The quarter-mile-wide ribbon of ice of the south-north Zeya River took on the look of burnished gold at Svobodnyy before more snow began falling and was, Freeman predicted, the perfect place for the Siberians to have blown the bridges. A few miles on and he found he was right. The enormous twisted steel of the railroad span was caught in the ice, a crippled skeleton of steel, the bridge’s pylons left standing naked, the fresh snow pillows atop them affording the pylons a symmetry and beauty amid the collapsed spans. But the Siberians’ scorched-earth policy, at least here, was of little account, holding Freeman up only for as long as it took his M-1 A-1s with plough blades and the engineers’ rocket-propelled pipeline charges to clear the ice of mines. Most mine positions were immediately obvious from the frozen mounds of scraped ice that stood out like pimples of broken glass amid the new snow that was not yet deep enough to obscure the detritus. Self-propelled howitzers could be seen here and there in the forest, intact, their crews blue and bloated if they could be picked out at all from the shattered timber and decapitated trees that marked where infrared Smart bomb attacks by the U.S. air force had been made from the captured airfields.

Where tarmacs had been blown up, the U.S. engineers simply hosed in hot water under pressure from the water trucks, the water-filled craters instantly freezing, after which the graders topped them off as one would level off a filled-in posthole, and the Marsden matting was laid. U.S. planes were using the fields within an hour of their completion.

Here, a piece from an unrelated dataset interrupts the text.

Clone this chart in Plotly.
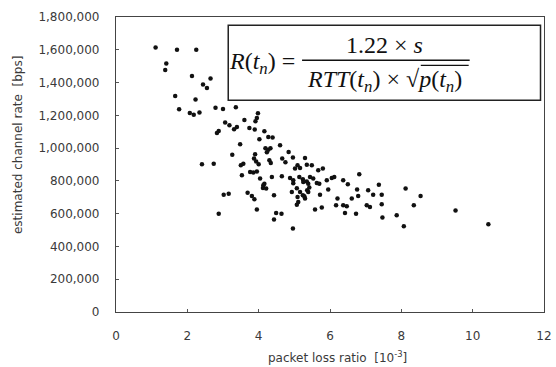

The railway was another story. The Siberians, having sacrificed much of their heavy fighter cover — mainly MiG-29s — to protect sacrificial MiG-27 Flogger-D ground attack aircraft, had dropped each Flogger’s 6,600-pound ordnance on the multiple track west of the Zeya River between Shimanovsk and Mukhino. This meant that the pea-colored Rossiya, or “Train Number One,” which ran from Vladivostok to Moscow, was unable to proceed because of the downed transmission lines. The Siberians, however, quickly hitched the carriages carrying evacuees from Khabarovsk to three steam engines, drawn into service from the dozens of such locomotives which had previously been disbanded beside the line with the coming of the electric engines.

Moving slowly through the dense, fogged-in and snow-draped taiga of larch, pine, and fir, the train approached the top of the horseshoe hump of the Amur. Instead of the usual caboose, the train dragged an enormous hook-shaped, stump-jump plough behind it, ripping up the ties like matchsticks, the splayed rail now pushed uselessly to the side on this eastern section of the forty-eight-hundred-mile railway. The guards at each tunnel entrance and bridge gratefully hopped aboard the last passenger carriage, the carriages alternating with AA quads mounted on flatbeds, every fourth flatbed in the car train sprouting SA-6 AA missiles. The “Mukhino Express,” as it had been wryly described by the American pilots who had come down through the heavy cloud layer only to have their infrared signature detectors thwarted for a time by the thick bone-chilling fog, was finally stopped in a river of high explosives before it could reach the station at Mukhino. The pale blue station disintegrated in a spectacular explosion that sent ancient pine planks, black earth, and fire-streaked snow, together with iron heating-stove plates and the woodpile, whirling in a mini-tornado a quarter mile high before it came down in a crashing hail.